Ask the Proposal Doctor: How to write technical volumes more efficiently

Dear Proposal Doctor,

I work for a small business, and all our engineers work on a customer site while our BD/Proposal staff work at our office (which is in another state). This makes writing the technical volume really difficult because we can’t get our engineers on site to write. We end up having to travel a lot, which disrupts the proposal and takes people away from their families for weeks at a time. How could we write technical volumes more efficiently?

Running Out of Ideas

Dear Running,

This is a situation many proposal managers face frequently, so I’m glad you wrote to me about it. In one respect, you are fortunate. You said you can’t get your engineers to write. This is actually a good thing. Typically, engineers struggle with proposal writing. So, it’s a great idea to team them up with someone who is an experienced writer. Professional writers know how to interview and draw the information out of subject matter experts (SME).

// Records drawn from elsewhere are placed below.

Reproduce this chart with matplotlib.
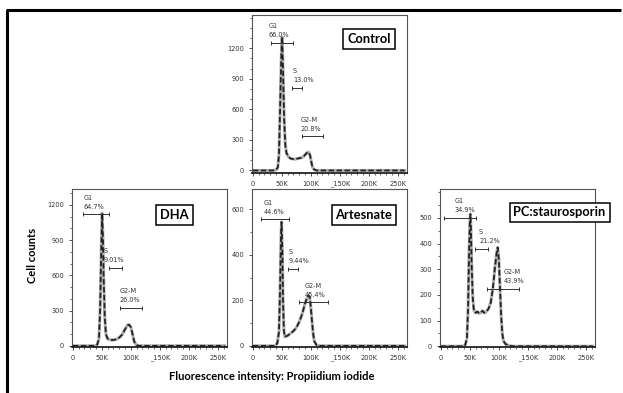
import matplotlib
matplotlib.use("Agg")
import matplotlib.pyplot as plt
from matplotlib.lines import Line2D
from matplotlib.ticker import MultipleLocator, FixedLocator

plt.rcParams['font.family'] = ['DejaVu Sans']

# ---------------- data (x in thousands of fluorescence units, y = cell counts) ----------------
control_x = [0, 35, 40, 43, 45, 47, 49, 50.5, 52, 54, 56, 58, 62, 66, 72, 78, 84, 88, 92, 95, 97, 99, 101, 103, 106, 110, 262]
control_y = [0, 0, 5, 30, 150, 600, 1100, 1310, 1000, 500, 250, 170, 130, 115, 110, 118, 125, 140, 165, 180, 175, 140, 80, 30, 8, 0, 0]

dha_x = [0, 38, 42, 45, 47, 49, 50.5, 52, 53, 55, 57, 60, 65, 70, 75, 80, 85, 90, 94, 97, 100, 103, 106, 110, 115, 262]
dha_y = [0, 0, 10, 60, 300, 800, 1130, 900, 600, 250, 100, 60, 50, 50, 55, 70, 95, 140, 175, 180, 160, 100, 35, 5, 0, 0]

art_x = [0, 38, 42, 45, 47, 48.5, 49.5, 51, 52, 53.5, 55, 60, 65, 70, 75, 80, 85, 90, 94, 96, 98, 100, 102, 104, 106, 110, 115, 262]
art_y = [0, 0, 10, 60, 250, 480, 545, 400, 200, 70, 40, 45, 55, 65, 80, 105, 140, 185, 215, 222, 215, 170, 110, 55, 20, 3, 0, 0]

pc_x = [0, 38, 42, 45, 47, 48.5, 50, 51, 52, 53, 55, 57, 60, 63, 66, 69, 72, 75, 78, 82, 86, 90, 93, 96, 98, 100, 102, 104, 106, 108, 112, 118, 125, 262]
pc_y = [0, 0, 5, 30, 150, 350, 480, 515, 450, 330, 190, 140, 130, 135, 128, 132, 138, 130, 135, 145, 170, 230, 300, 360, 385, 340, 230, 120, 50, 20, 8, 2, 0, 0]

# gates: (name, percent, x_start, x_end, y, text_x)
control_gates = [("G1", "66.0%", 31, 69, 1250, 27), ("S", "13.0%", 67, 84, 806, 69), ("G2-M", "20.8%", 84, 121, 334, 82)]
dha_gates = [("G1", "64.7%", 18, 63, 1119, 18.5), ("S", "9.01%", 63, 84, 660, 53), ("G2-M", "26.0%", 81, 119, 326, 80.5)]
art_gates = [("G1", "44.6%", 14, 63, 556, 17.8), ("S", "9.44%", 61, 78, 340, 61), ("G2-M", "45.4%", 79, 130, 191, 89)]
pc_gates = [("G1", "34.9%", 6, 60, 499, 23), ("S", "21.2%", 59, 82, 379, 66), ("G2-M", "43.9%", 80, 135, 223, 109)]

x_ticks = [0, 50, 100, 150, 200, 250]
x_ticklabels = ["0", "50K", "100K", "_150K", "200K", "250K"]

panel_titles = ["Control", "DHA", "Artesnate", "PC:staurosporin"]

W, H = 623, 393
fig = plt.figure(figsize=(W / 100, H / 100), dpi=100)


def rect(l, r, t, b):
    return [l / W, 1 - b / H, (r - l) / W, (b - t) / H]


def make_panel(r, xs, ys, gates, ylim, yticks, yminor):
    ax = fig.add_axes(rect(*r))
    ax.plot(xs, ys, color='#b0b0b0', lw=2.2, solid_joinstyle='round', zorder=2)
    ax.plot(xs, ys, color='#222222', lw=1.3, ls=(0, (3, 1.4)), zorder=3)
    ax.set_xlim(-1.5, 266)
    ax.set_ylim(*ylim)
    ax.xaxis.set_major_locator(FixedLocator(x_ticks))
    ax.set_xticklabels(x_ticklabels)
    ax.xaxis.set_minor_locator(MultipleLocator(10))
    ax.yaxis.set_major_locator(FixedLocator(yticks))
    ax.yaxis.set_minor_locator(MultipleLocator(yminor))
    ax.tick_params(which='major', direction='out', length=2.5, width=0.6, pad=3,
                   labelsize=4.8, colors='#333333')
    ax.tick_params(which='minor', direction='out', length=1.3, width=0.5, colors='#333333')
    for s in ['top', 'right', 'left']:
        ax.spines[s].set_color('#555555')
        ax.spines[s].set_linewidth(0.8)
    ax.spines['bottom'].set_color('#111111')
    ax.spines['bottom'].set_linewidth(1.2)
    for name, pct, x1, x2, y, tx in gates:
        ax.plot([x1, x2], [y, y], color='#333333', lw=0.7, zorder=4)
        ax.plot([x1, x2], [y, y], ls='none', marker='|', ms=3.5, mew=0.7, color='#333333', zorder=4)
        ax.annotate(name + "\n" + pct, xy=(tx, y), xytext=(0, 3.5), textcoords='offset points',
                    ha='left', va='bottom', fontsize=4.7, color='#333333', linespacing=1.6)
    return ax


make_panel((252, 407, 15, 173), control_x, control_y, control_gates, (-25, 1525), [0, 300, 600, 900, 1200], 100)
make_panel((72, 227, 189, 347), dha_x, dha_y, dha_gates, (-10, 1335), [0, 300, 600, 900, 1200], 100)
make_panel((252, 407, 189, 347), art_x, art_y, art_gates, (-5, 690), [0, 200, 400, 600], 100)
make_panel((440, 595, 189, 347), pc_x, pc_y, pc_gates, (-3, 613), [0, 100, 200, 300, 400, 500], 50)

# panel title boxes
title_pos = [(369, 39), (174.5, 215), (364, 215), (559.5, 212.5)]
for t, (cx, cy) in zip(panel_titles, title_pos):
    fig.text(cx / W, 1 - cy / H, t, ha='center', va='center', fontsize=9.3, fontweight='bold',
             family=['Lato', 'DejaVu Sans'], color='black',
             bbox=dict(boxstyle='square,pad=0.3', fc='white', ec='black', lw=1.1))

# axis titles
fig.text(33 / W, 1 - 255 / H, "Cell counts", rotation=90, ha='center', va='center',
         fontsize=8, fontweight='bold', family=['Lato', 'DejaVu Sans'])
fig.text(272 / W, 1 - 376 / H, "Fluorescence intensity: Propiidium iodide", ha='center', va='center',
         fontsize=8, fontweight='bold', family=['Lato', 'DejaVu Sans'])

# outer frame (top and left)
fig.add_artist(Line2D([6 / W, 621 / W], [1 - 10 / H, 1 - 10 / H], transform=fig.transFigure,
                      color='black', lw=2.2, solid_capstyle='butt'))
fig.add_artist(Line2D([6.5 / W, 6.5 / W], [1 - 10 / H, 0], transform=fig.transFigure,
                      color='black', lw=2.2, solid_capstyle='butt'))

fig.savefig("out.png", dpi=100)
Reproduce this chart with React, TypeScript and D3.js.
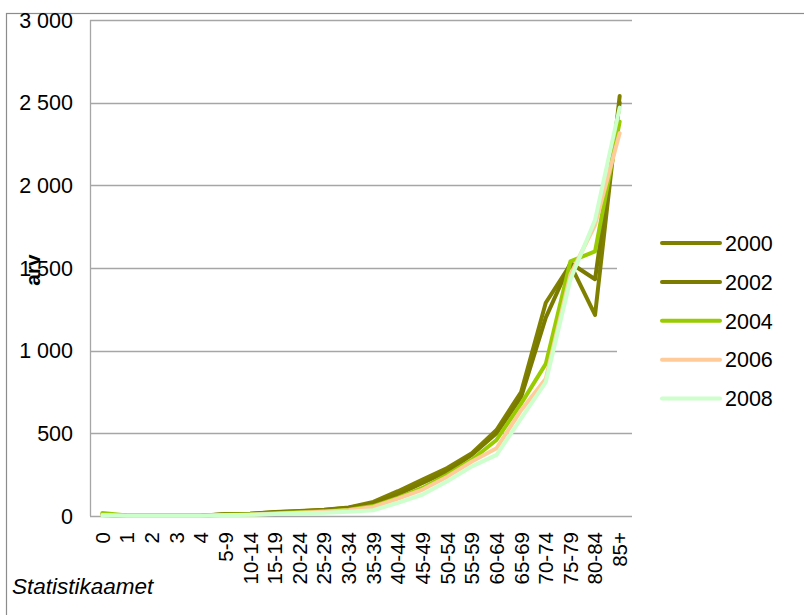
import React from "react";
import * as d3 from "d3";

const ageGroups = [
  "0", "1", "2", "3", "4", "5-9", "10-14", "15-19", "20-24", "25-29", "30-34",
  "35-39", "40-44", "45-49", "50-54", "55-59", "60-64", "65-69", "70-74",
  "75-79", "80-84", "85+",
];

const years = ["2000", "2002", "2004", "2006", "2008"];

const values2000 = [8, 2, 1, 1, 1, 12, 14, 24, 30, 38, 52, 85, 150, 220, 290, 380, 520, 750, 1290, 1520, 1216, 2540];
const values2002 = [6, 2, 1, 1, 1, 10, 13, 22, 28, 36, 50, 78, 130, 200, 270, 370, 500, 720, 1200, 1530, 1432, 2500];
const values2004 = [18, 3, 2, 1, 1, 8, 10, 16, 22, 28, 38, 60, 110, 170, 250, 340, 460, 680, 920, 1540, 1600, 2385];
const values2006 = [6, 2, 1, 1, 1, 6, 8, 14, 20, 26, 35, 55, 105, 160, 238, 330, 410, 640, 830, 1460, 1760, 2316];
const values2008 = [4, 1, 1, 1, 1, 5, 7, 12, 16, 20, 25, 35, 80, 130, 210, 300, 370, 590, 810, 1430, 1790, 2470];

const seriesValues = [values2000, values2002, values2004, values2006, values2008];
const seriesColors = ["#808000", "#7b7b00", "#99cc00", "#ffcc99", "#ccffcc"];

const yTicks = [0, 500, 1000, 1500, 2000, 2500, 3000];

const FONT = "'Liberation Sans', Arial, sans-serif";

export default function App() {
  const plot = { left: 90, right: 632, top: 20, bottom: 516 };

  const x = d3
    .scaleBand<string>()
    .domain(ageGroups)
    .range([plot.left, plot.right]);
  const y = d3.scaleLinear().domain([0, 3000]).range([plot.bottom, plot.top]);

  const cx = (c: string) => (x(c) ?? 0) + x.bandwidth() / 2;

  const line = d3
    .line<number>()
    .x((_, i) => cx(ageGroups[i]))
    .y((v) => y(v));

  const fmt = (v: number) => d3.format(",")(v).replace(/,/g, " ");

  const legend = { x: 662, y: 243, step: 38.9, len: 58 };

  return (
    <svg
      width={804}
      height={615}
      style={{ position: "absolute", left: 0, top: 0, background: "#fff" }}
      fontFamily={FONT}
    >
      <rect x={6.5} y={13.5} width={820} height={620} fill="#fff" stroke="#8c8c8c" strokeWidth={1.2} />

      {yTicks.map((t) => (
        <line
          key={t}
          x1={plot.left}
          x2={plot.right}
          y1={Math.round(y(t)) + 0.5}
          y2={Math.round(y(t)) + 0.5}
          stroke="#a6a6a6"
          strokeWidth={1.3}
        />
      ))}
      <line x1={plot.left + 0.5} x2={plot.left + 0.5} y1={plot.top} y2={plot.bottom} stroke="#a6a6a6" strokeWidth={1.3} />

      {yTicks.map((t) => (
        <text key={t} x={73} y={y(t)} dy="0.36em" textAnchor="end" fontSize={21.5} fill="#000">
          {fmt(t)}
        </text>
      ))}

      {ageGroups.map((c) => (
        <text
          key={c}
          transform={`translate(${cx(c)},532) rotate(-90)`}
          dy="0.36em"
          textAnchor="end"
          fontSize={20.5}
          fill="#000"
        >
          {c}
        </text>
      ))}

      <text
        transform="translate(32,270) rotate(-90)"
        dy="0.36em"
        textAnchor="middle"
        fontSize={21}
        fontWeight="bold"
        fill="#000"
      >
        arv
      </text>

      {seriesValues.map((vals, i) => (
        <path
          key={years[i]}
          d={line(vals) ?? ""}
          fill="none"
          stroke={seriesColors[i]}
          strokeWidth={4}
          strokeLinejoin="round"
          strokeLinecap="round"
        />
      ))}

      <rect x={617} y={222} width={180} height={196} fill="#fff" />
      {years.map((yr, i) => (
        <g key={yr}>
          <line
            x1={legend.x}
            x2={legend.x + legend.len}
            y1={legend.y + i * legend.step}
            y2={legend.y + i * legend.step}
            stroke={seriesColors[i]}
            strokeWidth={4}
            strokeLinecap="round"
          />
          <text x={725} y={legend.y + i * legend.step} dy="0.36em" fontSize={21.5} fill="#000">
            {yr}
          </text>
        </g>
      ))}

      <text x={12} y={594} fontSize={22.5} fontStyle="italic" fill="#000">
        Statistikaamet
      </text>
    </svg>
  );
}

Working across locations is always a challenge, and it’s difficult to give specific advice without knowing the average page count, content, and duration of your proposals. However, a proposal should have one location that is the center of gravity, and participants who can’t be there should be required to use whatever tools are available to connect (Skype, collaborative tools, etc.).

So, the question for you is where should that center of gravity be? It sounds as though it should be where the company’s office is. This will save wear and tear on staff, and it will save time and money.

What is the BD staff doing when they travel? Are they interviewing the engineers? Are they trying to manage the proposal from a customer site? Or a hotel room? Once you determine a center of gravity, you can break down the tasks and work on ways each can be accomplished from the home base. Maybe the team could conduct interviews using a webcam and digital tape recorder. Don’t forget the camera—otherwise people will be multi-tasking and not giving the interview the attention it deserves.

Remote participation demands much more discipline and structure than are required when the team is collocated. Could the traveling be restricted to the early proposal stage when you are gathering information? These are just a few ideas, and you will probably have to experiment and refine until you come up with a process that works for your organization.